Why Oliver Cromwell's beatification process was mothballed

Two Olivers, one a hero, the other a villain, must feature in any account of the historic town of Drogheda. St Oliver Plunkett was Archbishop of Armagh (Primate of Ireland) from 1669 until his execution on trumped-up charges of treason in 1681. The renown of his pastoral and administrative virtues was so great, not least his unstinting efforts to improve educational provision for both Catholic and Protestant youth, that not even a Protestant jury would convict him in Ireland. So he was re-tried at Westminster Hall in London, and hanged, drawn and quartered at Tyburn. King Charles II refused to spare his life for fear of inflaming anti-Catholic sentiment, exemplified in the previous generation by Oliver Cromwell (Charles I's murderer), whose head was still at that time displayed on a spike outside Westminster Hall (following his posthumous execution at Tyburn in 1661). Besides succeeding where Guy Fawkes failed, Cromwell was the architect of a campaign of exceptionally violent repression in Ireland, ruthless even by the standards of its day, most infamously his massacre of the Royalist garrison at Drogheda in September 1649, along with 'an unknown but significant number' of civilians (Wikipedia).
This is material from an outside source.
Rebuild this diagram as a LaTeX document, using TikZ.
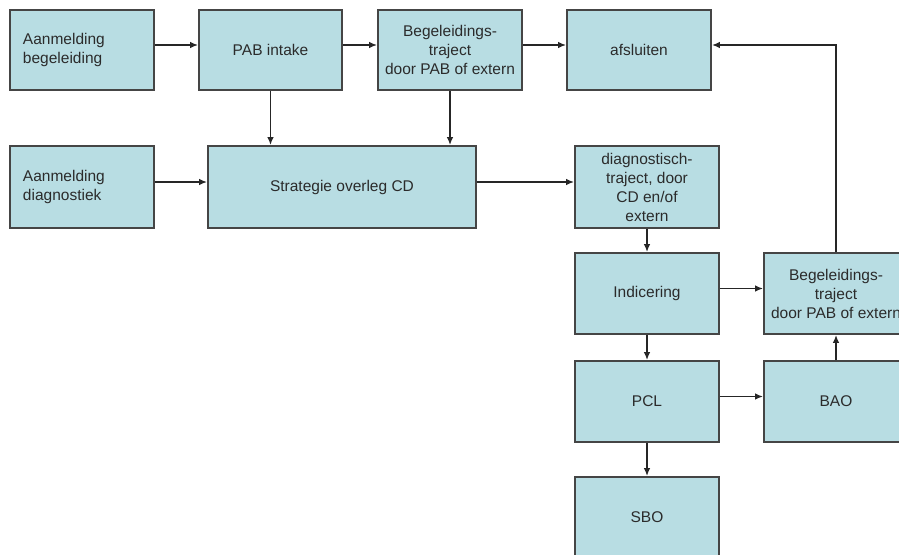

St Oliver Plunkett's head, meanwhile, is displayed in a very un-grisly way in my opinion, reminiscent of a mummified Egyptian pharaoh, in Drogheda's St Peter's Church (with various other artefacts including the door of his prison cell at Tyburn), drawing huge numbers of pilgrims since its arrival from Germany in 1921. Alongside it is the following prayer:

Glorious Martyr, Oliver, who willingly
gave your life for your faith,
help us also to be strong in faith.
May we be loyal like you
to the See of Peter.

By your intercession and example
may all hatred and bitterness
be banished from the hearts
of Irish men and women.

May the peace of Christ reign
in our hearts,
as it did in your heart,
even at the moment of your death.
Pray for us and for Ireland.  Amen.

There's so much i could say about Dublin's buzz, the soul of Belfast, and curiously the festive spirit in the village of Naul on the old road that leads south from Drogheda, among other things, but they shall have to wait, either until the final write-up, God-willing, or until a later post. I've come to Ballina, County Tipperary, on a slightly cheeky stagecoach, to be looked after by a very kind cousin and his family, and must be on my way to Limerick before nightfall. May the Good Lord bless you wherever you are!